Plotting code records
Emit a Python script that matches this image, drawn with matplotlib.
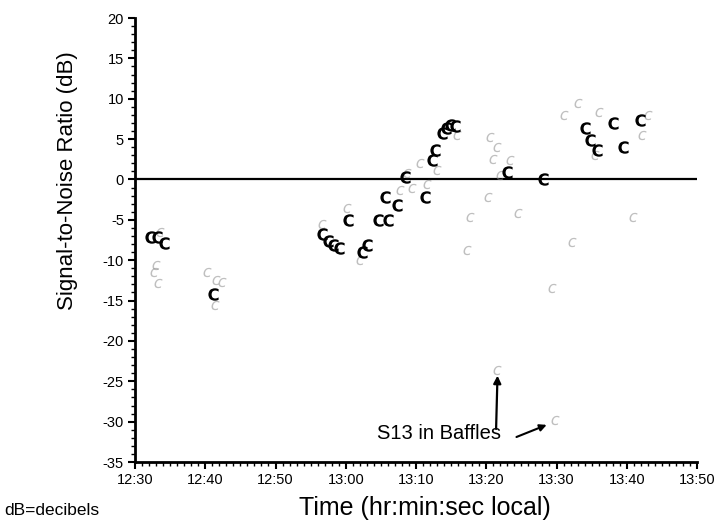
#!/usr/bin/env python3

# Signal-to-noise ratio vs. local time, scanned report figure
import matplotlib
matplotlib.use('Agg')
import matplotlib.pyplot as plt
from matplotlib.ticker import MultipleLocator

plt.rcParams['font.family'] = ['Liberation Sans', 'DejaVu Sans']

# time is minutes after 12:00 local, snr in dB
dark_time = [32.1, 33.1, 34.1, 41.1,
             56.6, 57.5, 58.2, 59.0, 60.3, 62.3, 63.0,
             64.6, 66.0, 67.3, 65.6, 71.3, 68.4,
             72.3, 72.7, 73.7, 74.3, 74.8, 75.5,
             83.0, 88.1,
             94.1, 94.8, 95.8, 98.0, 99.5, 101.9]
dark_snr = [-7.1, -7.1, -7.9, -14.2,
            -6.7, -7.6, -8.1, -8.5, -5.0, -9.0, -8.1,
            -5.0, -5.0, -3.2, -2.2, -2.2, 0.3,
            2.4, 3.7, 5.8, 6.4, 6.8, 6.6,
            0.9, 0.0,
            6.4, 4.9, 3.7, 7.0, 4.0, 7.4]

faint_time = [33.6, 33.0, 32.7, 33.3, 40.2, 41.5, 42.4, 41.4,
              56.6, 60.2, 62.0, 68.7, 69.5, 67.7, 70.5, 71.6,
              75.9, 73.0, 81.5, 81.0, 80.5, 83.4, 82.0,
              77.7, 84.5, 80.2, 77.3, 89.4, 92.2,
              93.1, 91.0, 96.0, 100.9, 103.0, 102.2, 95.5,
              81.5, 89.8]
faint_snr = [-6.5, -10.6, -11.5, -12.8, -11.5, -12.5, -12.7, -15.5,
             -5.5, -3.5, -10.0, 0.8, -1.0, -1.3, 2.0, -0.5,
             5.5, 1.2, 4.0, 2.5, 5.2, 2.4, 0.5,
             -4.6, -4.2, -2.2, -8.7, -13.4, -7.7,
             9.5, 8.0, 8.3, -4.6, 8.0, 5.5, 3.0,
             -23.6, -29.8]

tick_times = [30, 40, 50, 60, 70, 80, 90, 100, 110]
tick_labels = ['12:30', '12:40', '12:50', '13:00', '13:10',
               '13:20', '13:30', '13:40', '13:50']
y_ticks = [20, 15, 10, 5, 0, -5, -10, -15, -20, -25, -30, -35]
y_labels = ['20', '15', '10', '5', '0', '-5', '-10', '-15', '-20', '-25', '-30', '-35']

fig = plt.figure(figsize=(7.25, 5.31), dpi=100)
ax = fig.add_axes([0.1862, 0.1299, 0.7752, 0.8362])

# zero reference line
ax.plot([30, 110], [0, 0], color='black', lw=1.6, zorder=2)

ax.scatter(faint_time, faint_snr, marker='$c$', s=45, color='0.55',
           alpha=0.55, linewidths=0, zorder=3)
ax.scatter(dark_time, dark_snr, marker=r'$\mathbf{C}$', s=80, color='black',
           linewidths=0, zorder=4)

ax.set_xlim(30, 110)
ax.set_ylim(-35, 20)
ax.set_xticks(tick_times)
ax.set_xticklabels(tick_labels)
ax.set_yticks(y_ticks)
ax.set_yticklabels(y_labels)
ax.xaxis.set_minor_locator(MultipleLocator(1))
ax.yaxis.set_minor_locator(MultipleLocator(1))
ax.tick_params(which='major', direction='out', length=5, width=1.5,
               labelsize=10.5, pad=3)
ax.tick_params(which='minor', direction='out', length=3, width=1.0)

for s in ['top', 'right']:
    ax.spines[s].set_visible(False)
for s in ['left', 'bottom']:
    ax.spines[s].set_linewidth(2)

ax.set_ylabel('Signal-to-Noise Ratio (dB)', fontsize=16)
ax.yaxis.set_label_coords(-0.102, 0.633)

# annotation: label plus two arrows pointing at the baffle points
ax.text(64.4, -31.5, 'S13 in Baffles', fontsize=14.5, va='center', ha='left')
ax.annotate('', xy=(81.6, -24.3), xytext=(81.4, -30.9),
            arrowprops=dict(arrowstyle='-|>', color='black', lw=1.6,
                            mutation_scale=11, shrinkA=0, shrinkB=0))
ax.annotate('', xy=(88.6, -30.4), xytext=(84.3, -31.9),
            arrowprops=dict(arrowstyle='-|>', color='black', lw=1.5,
                            mutation_scale=10, shrinkA=0, shrinkB=0))

fig.text(425 / 725, 1 - 515 / 531, 'Time (hr:min:sec local)', fontsize=18,
         ha='center', va='baseline')
fig.text(4 / 725, 1 - 515 / 531, 'dB=decibels', fontsize=12.5,
         ha='left', va='baseline')

fig.savefig('out.png', dpi=100)
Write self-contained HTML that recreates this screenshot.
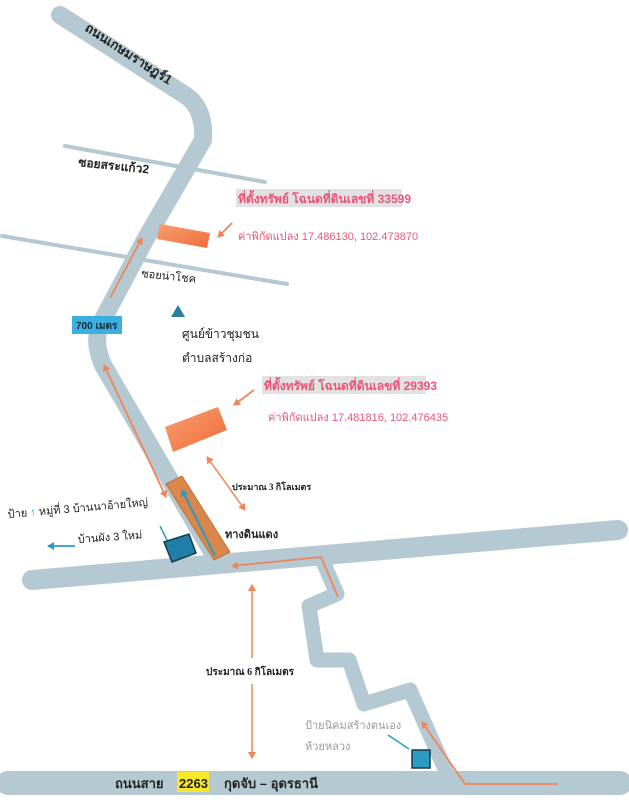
<!DOCTYPE html>
<html><head><meta charset="utf-8"><style>
body{margin:0;background:#fff;}
svg{display:block;font-family:"Liberation Sans","Noto Sans CJK SC","WenQuanYi Zen Hei",sans-serif;}
</style></head><body>
<svg width="629" height="800" viewBox="0 0 629 800" xmlns="http://www.w3.org/2000/svg">
<defs>
<marker id="ah" markerWidth="8" markerHeight="8" refX="6" refY="4" orient="auto" markerUnits="userSpaceOnUse"><path d="M0,0 L7,4 L0,8 Z" fill="#f0845a"/></marker>
<marker id="ahs" markerWidth="8" markerHeight="8" refX="2" refY="4" orient="auto" markerUnits="userSpaceOnUse"><path d="M8,0 L1,4 L8,8 Z" fill="#f0845a"/></marker>
<marker id="bh" markerWidth="8" markerHeight="8" refX="6" refY="4" orient="auto" markerUnits="userSpaceOnUse"><path d="M0,0 L7,4 L0,8 Z" fill="#2a9cc4"/></marker>
<linearGradient id="og" x1="0" y1="0" x2="1" y2="1"><stop offset="0" stop-color="#f7a070"/><stop offset="1" stop-color="#f06a3a"/></linearGradient>
</defs>
<g stroke="#b5c9d2" fill="none" stroke-linecap="round" stroke-linejoin="round">
<line x1="65" y1="146" x2="265" y2="182" stroke-width="4"/>
<line x1="2" y1="236" x2="287" y2="284" stroke-width="4"/>
<path d="M60,15 L185,95 Q205,108 203,140 L145,240 L100,325 Q93,342 103,365 L170,480 L218,562" stroke-width="18"/>
<path d="M32,580 L618,530" stroke-width="20"/>
<path d="M321,557 L337,594 L309,606 L317,660 L349,660 L364,704 L410,690 L448,776" stroke-width="15"/>
<path d="M8,783 L620,783" stroke-width="24"/>
</g>
<polygon points="166,484 182,476 230,552 214,560" fill="#d9874a" stroke="#c0703a" stroke-width="1"/>
<line x1="215" y1="556" x2="182" y2="490" stroke="#2a9cc4" stroke-width="2" marker-end="url(#bh)"/>
<line x1="110" y1="298" x2="142" y2="238" stroke="#f0845a" stroke-width="1.8" marker-end="url(#ah)"/>
<line x1="104" y1="365" x2="166" y2="497" stroke="#f0845a" stroke-width="1.8" marker-start="url(#ahs)" marker-end="url(#ah)"/>
<polyline points="338,597 321,557 232,566" fill="none" stroke="#f0845a" stroke-width="1.8" marker-end="url(#ah)"/>
<line x1="207" y1="457" x2="245" y2="510" stroke="#f0845a" stroke-width="1.5" marker-start="url(#ahs)" marker-end="url(#ah)"/>
<line x1="252" y1="585" x2="252" y2="658" stroke="#f0845a" stroke-width="1.5" marker-start="url(#ahs)"/>
<line x1="252" y1="684" x2="252" y2="758" stroke="#f0845a" stroke-width="1.5" marker-end="url(#ah)"/>
<polyline points="558,784 465,784 422,722" fill="none" stroke="#f0845a" stroke-width="1.8" marker-end="url(#ah)"/>
<line x1="254" y1="390" x2="234" y2="405" stroke="#f0845a" stroke-width="1.8" marker-end="url(#ah)"/>
<line x1="232" y1="223" x2="218" y2="237" stroke="#f0845a" stroke-width="1.8" marker-end="url(#ah)"/>
<polygon points="160,224 210,233 207,248 157,239" fill="url(#og)"/>
<polygon points="165,427 218,407 227,430 173,452" fill="url(#og)"/>
<rect x="72" y="316" width="50" height="18" fill="#3bb0e0"/>
<text x="76" y="329" font-size="10" font-weight="bold" fill="#1a2a3a">700 เมตร</text>
<polygon points="178,305 185,317 171,317" fill="#2a7fa0"/>
<text x="182" y="338" font-size="12" fill="#222">ศูนย์ข้าวชุมชน</text>
<text x="182" y="362" font-size="12" fill="#222">ตำบลสร้างก่อ</text>
<rect x="236" y="189" width="166" height="18" fill="#e2e2e2"/>
<text x="238" y="203" font-size="12" font-weight="bold" fill="#e8557a">ที่ตั้งทรัพย์ โฉนดที่ดินเลขที่ 33599</text>
<text x="238" y="240" font-size="11" fill="#e8557a">ค่าพิกัดแปลง 17.486130, 102.473870</text>
<rect x="262" y="376" width="164" height="18" fill="#e2e2e2"/>
<text x="264" y="390" font-size="12" font-weight="bold" fill="#e8557a">ที่ตั้งทรัพย์ โฉนดที่ดินเลขที่ 29393</text>
<text x="268" y="421" font-size="11" fill="#e8557a">ค่าพิกัดแปลง 17.481816, 102.476435</text>
<text x="0" y="0" font-size="13" font-weight="bold" fill="#222" transform="translate(84,30) rotate(33)">ถนนเกษมราษฎร์1</text>
<text x="0" y="0" font-size="12" font-weight="bold" fill="#222" transform="translate(78,166) rotate(6)">ซอยสระแก้ว2</text>
<text x="0" y="0" font-size="11" fill="#222" transform="translate(141,277) rotate(6)">ซอยน่าโชค</text>
<text x="232" y="490" font-size="9" font-weight="bold" fill="#222" font-family="Liberation Serif, Noto Serif CJK SC, serif">ประมาณ 3 กิโลเมตร</text>
<text x="225" y="538" font-size="11" font-weight="bold" fill="#222">ทางดินแดง</text>
<text x="0" y="0" font-size="11" fill="#222" transform="translate(8,518) rotate(-5)">ป้าย <tspan fill="#2a9cc4" font-weight="bold">↑</tspan> หมู่ที่ 3 บ้านนาอ้ายใหญ่</text>
<line x1="75" y1="546" x2="48" y2="546" stroke="#2a9cc4" stroke-width="1.8" marker-end="url(#bh)"/>
<text x="0" y="0" font-size="11" fill="#222" transform="translate(78,543) rotate(-4)">บ้านผัง 3 ใหม่</text>
<line x1="160" y1="526" x2="168" y2="542" stroke="#2a9cc4" stroke-width="1.5"/>
<polygon points="164,542 189,534 196,553 172,562" fill="#1f7fa8" stroke="#1a3a4a" stroke-width="1.5"/>
<text x="206" y="675" font-size="10" font-weight="bold" fill="#222" font-family="Liberation Serif, Noto Serif CJK SC, serif">ประมาณ 6 กิโลเมตร</text>
<text x="305" y="729" font-size="11" fill="#999">ป้ายนิคมสร้างตนเอง</text>
<text x="305" y="750" font-size="11" fill="#999">ห้วยหลวง</text>
<line x1="388" y1="735" x2="409" y2="749" stroke="#2a9cc4" stroke-width="1.5"/>
<rect x="412" y="750" width="18" height="18" fill="#2a9cc4" stroke="#1a3a4a" stroke-width="1.5"/>
<rect x="177" y="772" width="32" height="20" fill="#f7e92a"/>
<text x="115" y="788" font-size="13" font-weight="bold" fill="#222">ถนนสาย</text>
<text x="179" y="788" font-size="13" font-weight="bold" fill="#222">2263</text>
<text x="224" y="788" font-size="13" font-weight="bold" fill="#222">กุดจับ – อุดรธานี</text>
</svg>
</body></html>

• _What you should do_: Provide only the count of lines in the material above that hold the word "this".

• _The solution_: 2